Here’s an example from a recent paper with Sebastian and others.

In answer to Brendan’s specific question: Yes, I’ve seen examples where the model for y does not fit the data y′, and something needs to be done. In my experience, instead of “cutting,” it works better to expand the model until it fits both datasets.

5 thoughts on ““Don’t get me started on ‘cut'”

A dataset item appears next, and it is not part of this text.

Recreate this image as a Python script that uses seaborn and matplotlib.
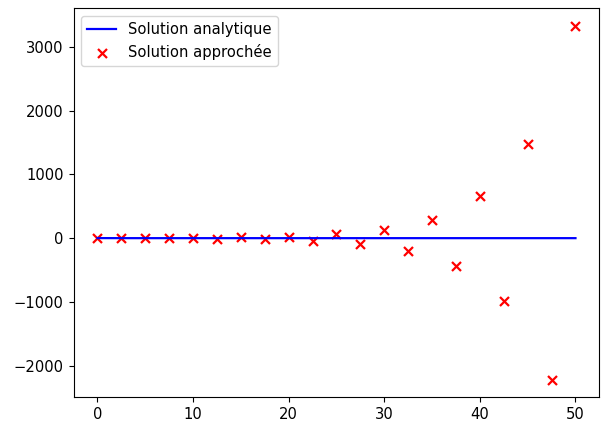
import matplotlib
matplotlib.use("Agg")
import matplotlib.pyplot as plt
import seaborn as sns
import numpy as np

# Data
x_points = [0, 2.5, 5, 7.5, 10, 12.5, 15, 17.5, 20, 22.5, 25,
            27.5, 30, 32.5, 35, 37.5, 40, 42.5, 45, 47.5, 50]
analytic = [1, 0.08, 0.007, 0.0006, 0.00005, 0.0, 0.0, 0.0, 0.0, 0.0, 0.0,
            0.0, 0.0, 0.0, 0.0, 0.0, 0.0, 0.0, 0.0, 0.0, 0.0]
approx = [1, -1.5, 2.25, -3.4, 5.1, -7.6, 11.4, -17, 25.6, -38, 58,
          -86, 130, -195, 292, -438, 657, -985, 1478, -2217, 3325]

label_line = "Solution analytique"
label_pts = "Solution approchée"

plt.rcParams["font.size"] = 10.6

fig, ax = plt.subplots(figsize=(6.03, 4.23), dpi=100)
fig.subplots_adjust(left=0.122, right=0.994, top=0.980, bottom=0.061)

sns.lineplot(x=x_points, y=analytic, color="blue", label=label_line, ax=ax,
             linewidth=1.6)
sns.scatterplot(x=x_points, y=approx, color="#ff0000", edgecolor="#ff0000",
                marker="x", s=42, linewidth=1.6, label=label_pts, ax=ax)

ax.legend(loc="upper left")
fig.savefig("out.png", dpi=100)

  1. I feel like it’s easier to see pitfalls here if you state the implicit human-language assumption that goes into using data y to help draw conclusions about the generating process for a different dataset y’ (rather than stating the relationships in terms of mathematical operators, or the “right” way to allow information to flow in Bayesian inference). To claim that y is relevant to y’, you must believe that some part of the generating processes is shared between the two data generating processes; likewise, to claim that y’ gives “contaminating” information about y, you must believe that some other part of the generating processes differs between the two contexts. To share information appropriately, you need to understand and specify which parts of the joint model for y and y’ are shared between contexts and which are context-specific. This is what you are doing when you add context-specific parameters, as Andrew suggested.

    The ‘cut’ operator does not do this — even though you’re cutting a flow of information from y’ -> y, in the y -> y’ direction you are still using the y-specific part of the generating process for y to inform your understanding of the y’ generating process.

  2. I’ve only ever wanted to use ‘cut’ to generate posterior predictives for use in graphical displays of model (mis)fit. It had never occurred to me to use ‘cut’ to isolate parameter estimates from a second data set. The former use is still practical, I think — but I now end up getting posterior distributions out of the sampler and then generating the predictives with a different program.